Tots at the Computer: Educators Debate Value of Use at Young Age

ALAN CHENG ignores the caged rabbit, his classmates, and the colorful clutter of his classroom to focus on a large computer screen. He dons a pair of oversized black headphones and palms a computer mouse only partially covered by his diminutive hand.

Within seconds Alan is singing ``Eensy Weensy Spider'' aloud, his head bobbing up and down along with the cartoon characters on the screen. When he bakes a computer cake, the spider cracks a one liner: ``This cake is delicious; I think I'll give up flies.''

The humor wins over its audience. ``I like the computer,'' Alan says, ``because it's funny.''

Alan, a five-year-old kindergarten student at P.S. No. 1 in lower Manhattan, is one of a growing number of children age 3 to 6 nationwide who are learning on high-tech interactive computers. He clearly enjoys the machine, a sentiment which some educators feel can give it a revolutionary role in teaching the very young. Others are not so sure and say the computer may turn out to be just an overhyped tool.

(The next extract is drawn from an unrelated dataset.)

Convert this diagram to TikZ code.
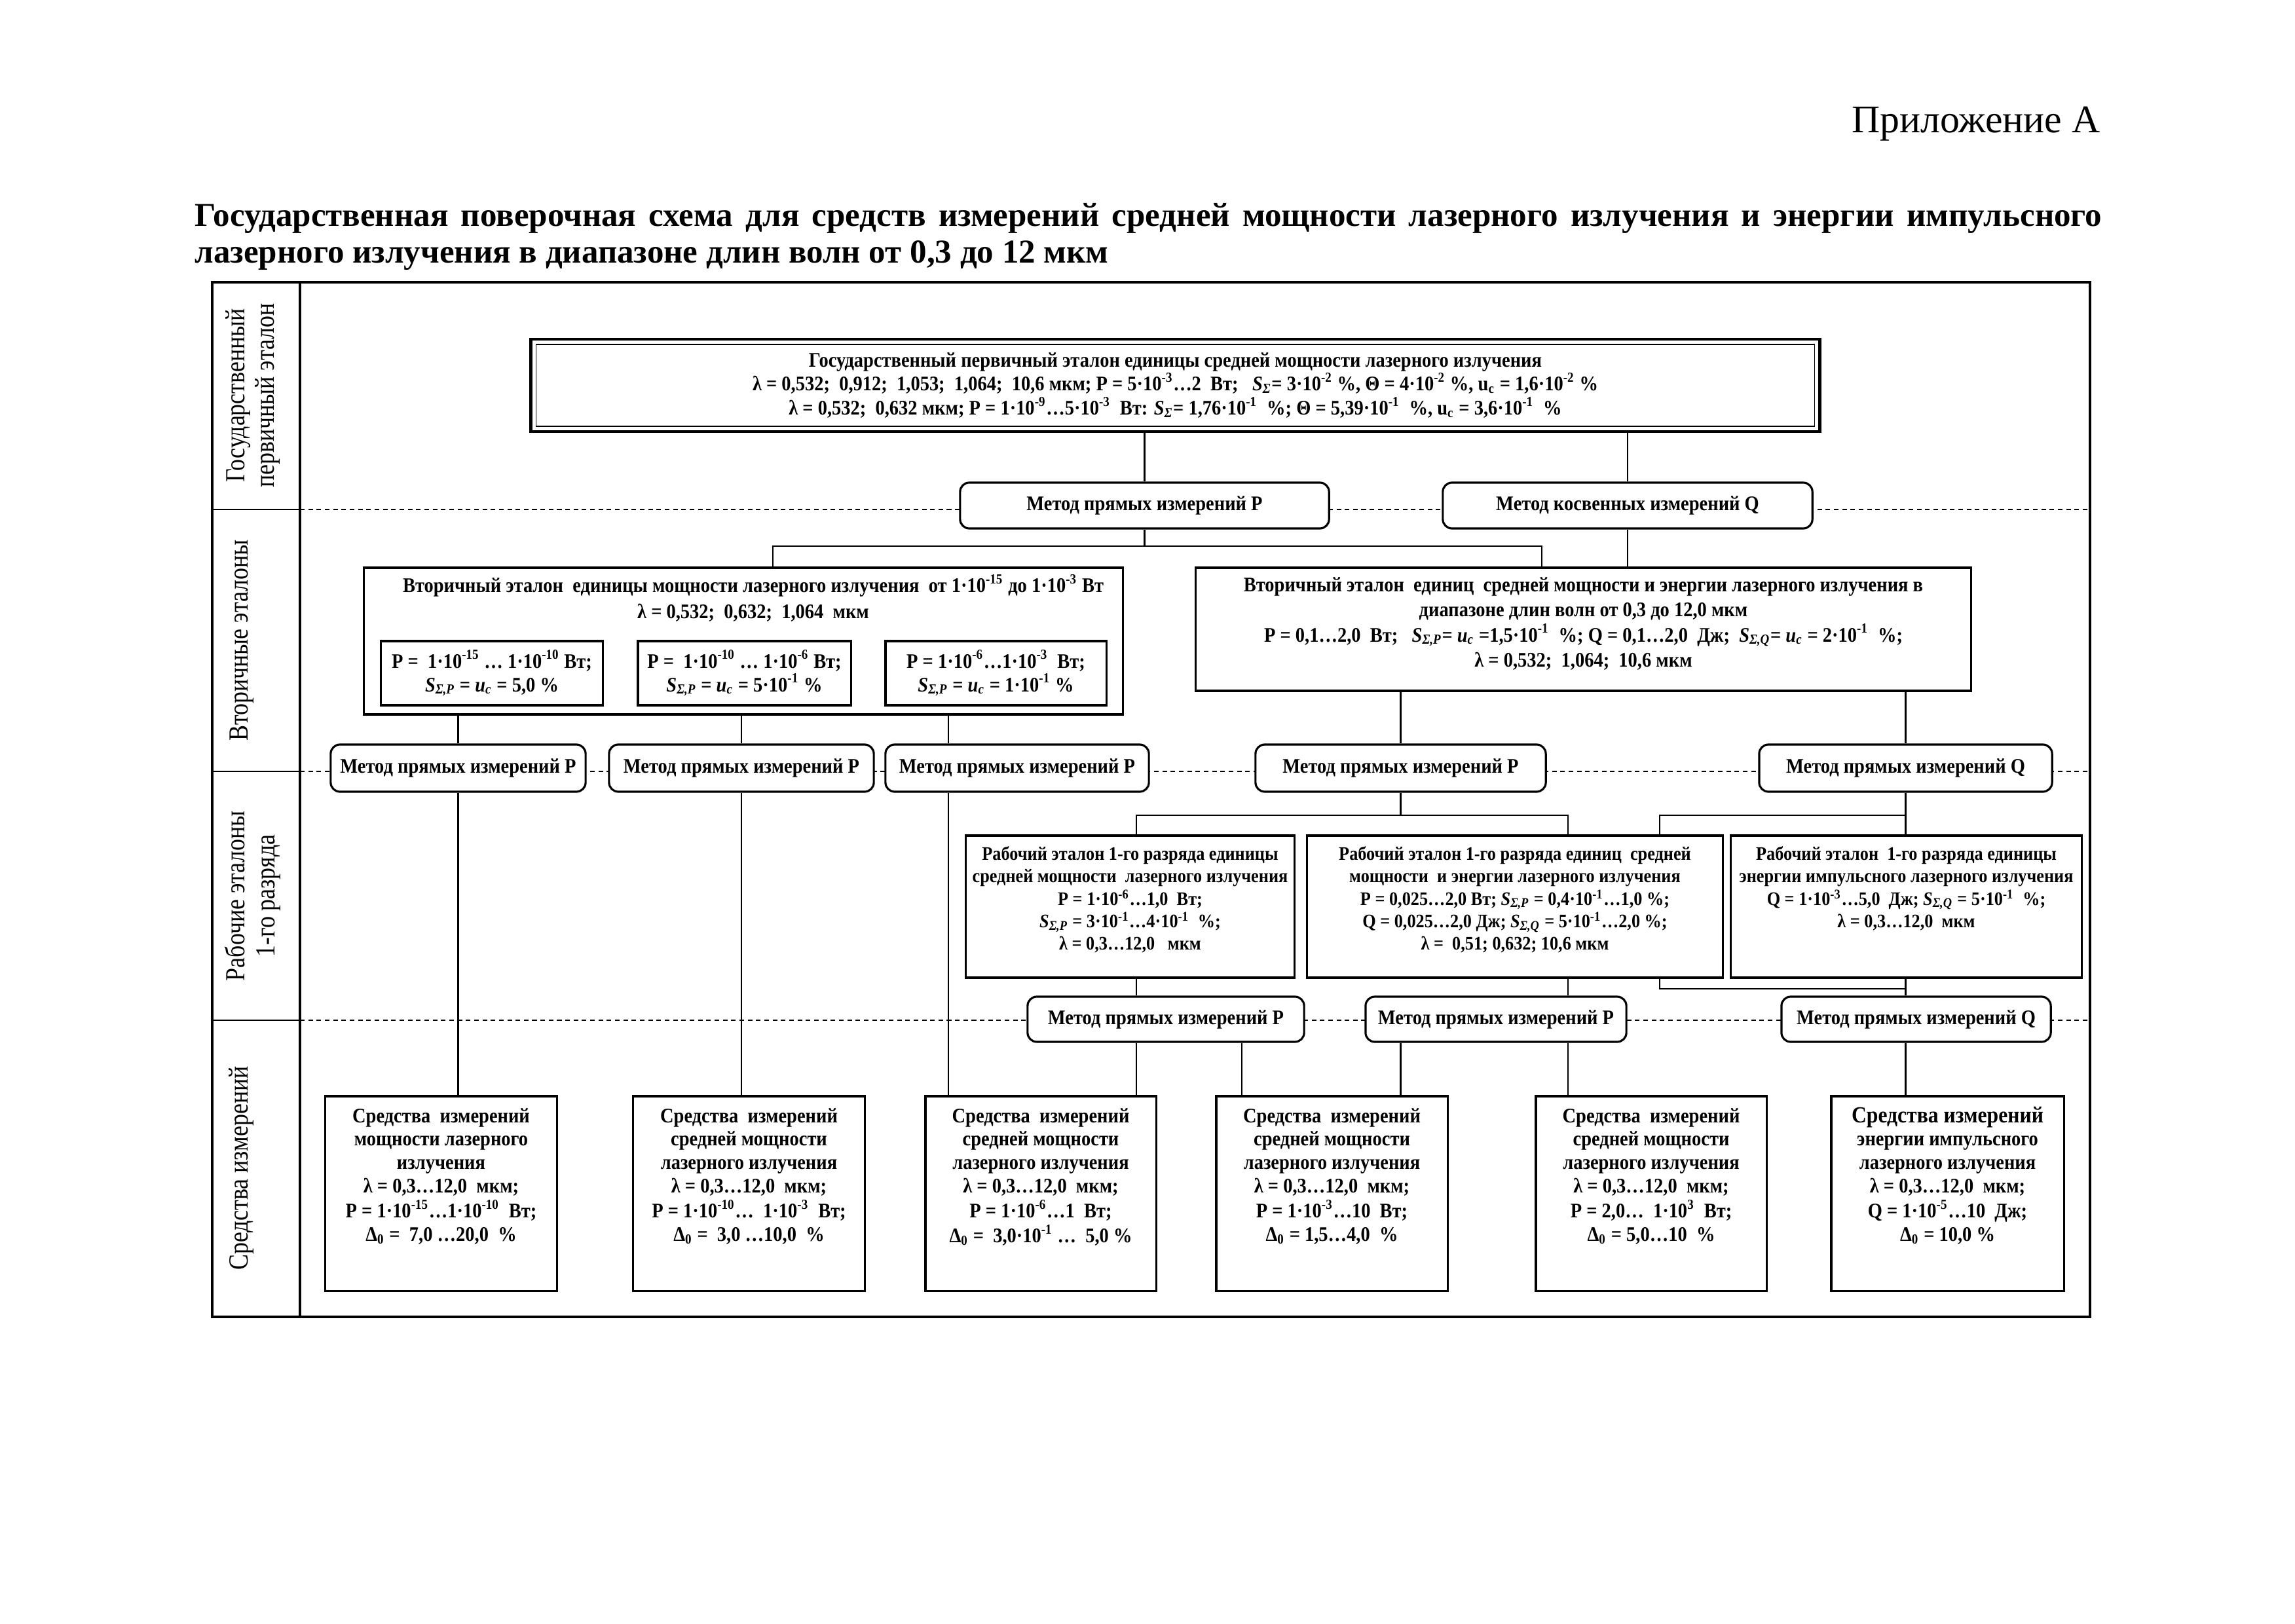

In any case, interest is booming nationwide. There are now 600 educational software programs aimed at children age 3 to 8, up from about 250 five years ago, according to Charles Hohmann, whose Ypsilanti, Mich.-based nonprofit High Scope Foundation publishes the ``Buyer's Guide to Young Children's Software.''

Dustin Heuston, head of the nonprofit Waterford Institute in Sandy, Utah, which designed the software and donated the computers to P.S. No. 1, believes that computers can have the same radical effect on education that the printing press did in the 15th century. ``For the first time ... since the invention of the book, the additional available work that the education delivery system can produce will be increased exponentially rather than arithmetically,'' he writes in an essay ``School Improvement Models.''

One of the computer's great virtues, educators say, is its ability to give poorly disciplined children the kind of individualized attention impossible in a large class. For example, one child who frequently wanders away from group activities at P.S. No. 1's kindergarten class pays close attention when his turn at the computer comes up.

``Any discipline problems sort of melt away when you take kids to computer lab,'' says Jeannette Hom, a P.S. No. 1 administrator. ``It makes learning a lot of fun and really painless.''

For socially disadvantaged children, it's especially important to start computer training early, Mr. Heuston says, lest they fall behind other students and never catch up. ``The social implications are staggering,'' he says, because today ``inner-city children are losing about half a grade [of learning] a year.''

Some educators respond that Heuston and others overglorify the potential of the computer for the very young.

``They are going to get more language exposure which is certainly great, but it doesn't mean that kids are going to be suddenly reading at age three,'' says Sharon Carver, a cognitive psychologist and director of the Children's School at Carnegie Mellon University in Pittsburg. ``They are always going to have certain memory constraints.''

Anastasia Samaras, director of teacher education at Catholic University in Washington, D.C., contends that while the computer is a useful tool, it is often wasted by untrained teachers who are unsure what to do with the machine. She says some teachers see computers as little more than electronic babysitters.

Propopents counter that computers can help give students of different ethnic backgrounds a common reference point. For example, about 70 percent of children at P.S. No. 1 are of Chinese decent. With the latest CD-ROM software, the children can further their knowledge of English through interactive games that fuse sharp video images with songs and spoken sentences.

Financing remains a problem. Waterford, funded by grants and software sales, has set up the P.S. No. 1 program and will add computers to another New York City public school and three private schools next month. Other schools turn to parents, grants, or their own budgets to buy computers.

Money is also an obstacle in software development, which means that many programs on the market lag behind educators' lofty visions. ``Most of the software they have available is not very good,'' says Avrum Weinzweig, professor of mathematics at the University of Illinois in Chicago who directs a program that trains kindergarten and elementary-school teachers to teach math using computers. ``The problem is that the money isn't there, so the really top software people'' work in more profitable areas, he says.

Financing hurdles aside, some worry that better software will mean that Johnny will spend too much time in front of a screen, isolated from his peers. ``Like everything else, it should be done in moderation,'' says Cornelia Brunner, associate director of New York's Center for Children and Technology.